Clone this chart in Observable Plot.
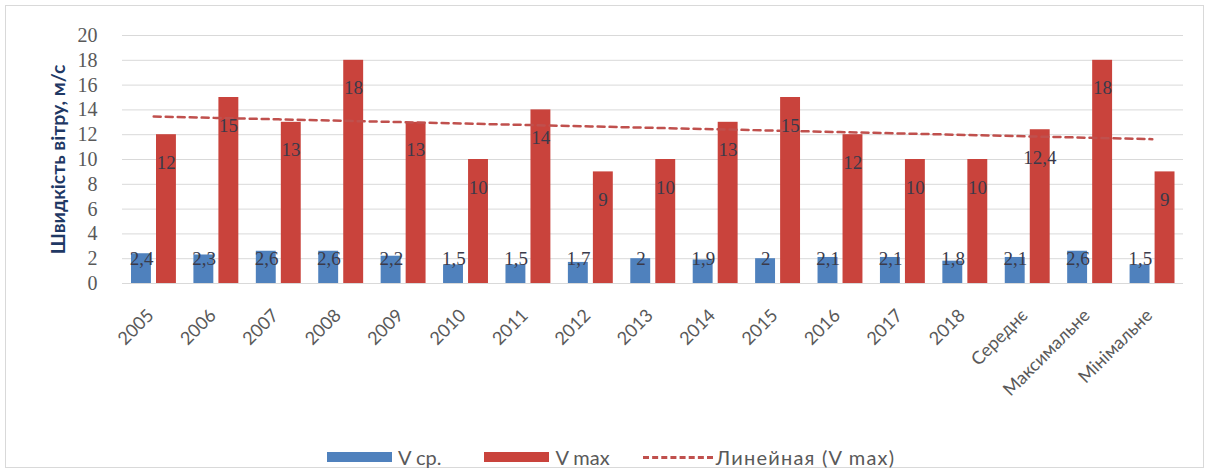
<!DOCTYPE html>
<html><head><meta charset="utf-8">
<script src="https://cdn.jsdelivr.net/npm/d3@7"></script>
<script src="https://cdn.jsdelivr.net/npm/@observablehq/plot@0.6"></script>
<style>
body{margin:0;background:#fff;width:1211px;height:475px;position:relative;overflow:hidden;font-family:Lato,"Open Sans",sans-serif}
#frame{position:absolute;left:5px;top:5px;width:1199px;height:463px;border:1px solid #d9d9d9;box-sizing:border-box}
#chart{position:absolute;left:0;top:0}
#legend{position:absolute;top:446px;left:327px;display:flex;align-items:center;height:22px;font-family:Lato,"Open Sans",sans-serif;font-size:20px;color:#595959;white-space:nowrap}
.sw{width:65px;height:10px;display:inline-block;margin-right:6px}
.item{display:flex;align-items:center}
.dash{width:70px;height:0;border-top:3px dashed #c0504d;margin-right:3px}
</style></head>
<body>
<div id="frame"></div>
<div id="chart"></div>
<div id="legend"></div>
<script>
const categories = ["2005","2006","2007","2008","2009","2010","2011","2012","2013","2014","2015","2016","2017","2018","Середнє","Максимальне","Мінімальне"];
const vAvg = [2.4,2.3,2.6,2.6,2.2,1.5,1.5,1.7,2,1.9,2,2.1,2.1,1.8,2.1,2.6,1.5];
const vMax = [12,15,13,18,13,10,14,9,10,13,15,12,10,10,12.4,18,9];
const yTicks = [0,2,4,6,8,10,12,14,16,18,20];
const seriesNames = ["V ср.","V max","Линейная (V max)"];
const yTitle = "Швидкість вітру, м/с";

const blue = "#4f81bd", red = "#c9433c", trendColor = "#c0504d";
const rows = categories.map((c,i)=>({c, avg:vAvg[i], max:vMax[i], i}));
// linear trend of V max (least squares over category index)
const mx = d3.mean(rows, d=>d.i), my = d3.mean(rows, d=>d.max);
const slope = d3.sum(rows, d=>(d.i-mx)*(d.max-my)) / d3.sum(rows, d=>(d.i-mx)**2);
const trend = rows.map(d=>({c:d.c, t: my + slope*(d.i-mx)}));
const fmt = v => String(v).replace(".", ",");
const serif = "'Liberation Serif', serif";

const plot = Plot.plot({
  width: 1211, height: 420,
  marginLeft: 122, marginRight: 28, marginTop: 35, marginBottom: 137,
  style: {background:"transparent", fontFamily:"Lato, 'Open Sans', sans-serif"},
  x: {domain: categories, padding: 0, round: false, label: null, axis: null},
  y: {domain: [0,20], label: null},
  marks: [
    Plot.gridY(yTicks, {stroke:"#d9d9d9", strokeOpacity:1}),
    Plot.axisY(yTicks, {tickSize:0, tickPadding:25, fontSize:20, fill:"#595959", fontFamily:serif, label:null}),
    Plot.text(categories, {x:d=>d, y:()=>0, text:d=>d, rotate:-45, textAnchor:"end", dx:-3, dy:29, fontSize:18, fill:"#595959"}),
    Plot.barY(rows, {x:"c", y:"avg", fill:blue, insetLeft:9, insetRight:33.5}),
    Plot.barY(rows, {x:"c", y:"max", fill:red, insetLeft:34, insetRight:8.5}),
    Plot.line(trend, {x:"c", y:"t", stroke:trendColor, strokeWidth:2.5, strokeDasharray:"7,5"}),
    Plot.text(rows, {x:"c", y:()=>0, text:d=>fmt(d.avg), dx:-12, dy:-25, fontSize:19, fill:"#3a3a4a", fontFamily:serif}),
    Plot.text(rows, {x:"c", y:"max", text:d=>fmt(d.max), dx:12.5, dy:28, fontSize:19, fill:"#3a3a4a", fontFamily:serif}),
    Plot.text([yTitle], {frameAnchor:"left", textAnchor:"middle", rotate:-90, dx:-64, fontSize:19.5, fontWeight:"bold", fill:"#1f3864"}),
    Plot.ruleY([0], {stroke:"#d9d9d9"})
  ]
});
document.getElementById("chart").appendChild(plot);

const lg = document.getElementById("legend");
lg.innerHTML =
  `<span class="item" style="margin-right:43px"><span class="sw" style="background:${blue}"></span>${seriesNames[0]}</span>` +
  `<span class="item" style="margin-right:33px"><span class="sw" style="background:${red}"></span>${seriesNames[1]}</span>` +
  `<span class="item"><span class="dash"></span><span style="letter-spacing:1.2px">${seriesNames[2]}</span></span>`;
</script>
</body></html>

### WHAT IS BEING ASKED
Each line of the data is to be duplicated exactly; pictures stay out of the copy.

### EXPECTED OUTPUT
Clone this chart in Observable Plot.
<!DOCTYPE html>
<html><head><meta charset="utf-8">
<script src="https://cdn.jsdelivr.net/npm/d3@7"></script>
<script src="https://cdn.jsdelivr.net/npm/@observablehq/plot@0.6"></script>
<style>
body{margin:0;background:#fff;width:1211px;height:475px;position:relative;overflow:hidden;font-family:Lato,"Open Sans",sans-serif}
#frame{position:absolute;left:5px;top:5px;width:1199px;height:463px;border:1px solid #d9d9d9;box-sizing:border-box}
#chart{position:absolute;left:0;top:0}
#legend{position:absolute;top:446px;left:327px;display:flex;align-items:center;height:22px;font-family:Lato,"Open Sans",sans-serif;font-size:20px;color:#595959;white-space:nowrap}
.sw{width:65px;height:10px;display:inline-block;margin-right:6px}
.item{display:flex;align-items:center}
.dash{width:70px;height:0;border-top:3px dashed #c0504d;margin-right:3px}
</style></head>
<body>
<div id="frame"></div>
<div id="chart"></div>
<div id="legend"></div>
<script>
const categories = ["2005","2006","2007","2008","2009","2010","2011","2012","2013","2014","2015","2016","2017","2018","Середнє","Максимальне","Мінімальне"];
const vAvg = [2.4,2.3,2.6,2.6,2.2,1.5,1.5,1.7,2,1.9,2,2.1,2.1,1.8,2.1,2.6,1.5];
const vMax = [12,15,13,18,13,10,14,9,10,13,15,12,10,10,12.4,18,9];
const yTicks = [0,2,4,6,8,10,12,14,16,18,20];
const seriesNames = ["V ср.","V max","Линейная (V max)"];
const yTitle = "Швидкість вітру, м/с";

const blue = "#4f81bd", red = "#c9433c", trendColor = "#c0504d";
const rows = categories.map((c,i)=>({c, avg:vAvg[i], max:vMax[i], i}));
// linear trend of V max (least squares over category index)
const mx = d3.mean(rows, d=>d.i), my = d3.mean(rows, d=>d.max);
const slope = d3.sum(rows, d=>(d.i-mx)*(d.max-my)) / d3.sum(rows, d=>(d.i-mx)**2);
const trend = rows.map(d=>({c:d.c, t: my + slope*(d.i-mx)}));
const fmt = v => String(v).replace(".", ",");
const serif = "'Liberation Serif', serif";

const plot = Plot.plot({
  width: 1211, height: 420,
  marginLeft: 122, marginRight: 28, marginTop: 35, marginBottom: 137,
  style: {background:"transparent", fontFamily:"Lato, 'Open Sans', sans-serif"},
  x: {domain: categories, padding: 0, round: false, label: null, axis: null},
  y: {domain: [0,20], label: null},
  marks: [
    Plot.gridY(yTicks, {stroke:"#d9d9d9", strokeOpacity:1}),
    Plot.axisY(yTicks, {tickSize:0, tickPadding:25, fontSize:20, fill:"#595959", fontFamily:serif, label:null}),
    Plot.text(categories, {x:d=>d, y:()=>0, text:d=>d, rotate:-45, textAnchor:"end", dx:-3, dy:29, fontSize:18, fill:"#595959"}),
    Plot.barY(rows, {x:"c", y:"avg", fill:blue, insetLeft:9, insetRight:33.5}),
    Plot.barY(rows, {x:"c", y:"max", fill:red, insetLeft:34, insetRight:8.5}),
    Plot.line(trend, {x:"c", y:"t", stroke:trendColor, strokeWidth:2.5, strokeDasharray:"7,5"}),
    Plot.text(rows, {x:"c", y:()=>0, text:d=>fmt(d.avg), dx:-12, dy:-25, fontSize:19, fill:"#3a3a4a", fontFamily:serif}),
    Plot.text(rows, {x:"c", y:"max", text:d=>fmt(d.max), dx:12.5, dy:28, fontSize:19, fill:"#3a3a4a", fontFamily:serif}),
    Plot.text([yTitle], {frameAnchor:"left", textAnchor:"middle", rotate:-90, dx:-64, fontSize:19.5, fontWeight:"bold", fill:"#1f3864"}),
    Plot.ruleY([0], {stroke:"#d9d9d9"})
  ]
});
document.getElementById("chart").appendChild(plot);

const lg = document.getElementById("legend");
lg.innerHTML =
  `<span class="item" style="margin-right:43px"><span class="sw" style="background:${blue}"></span>${seriesNames[0]}</span>` +
  `<span class="item" style="margin-right:33px"><span class="sw" style="background:${red}"></span>${seriesNames[1]}</span>` +
  `<span class="item"><span class="dash"></span><span style="letter-spacing:1.2px">${seriesNames[2]}</span></span>`;
</script>
</body></html>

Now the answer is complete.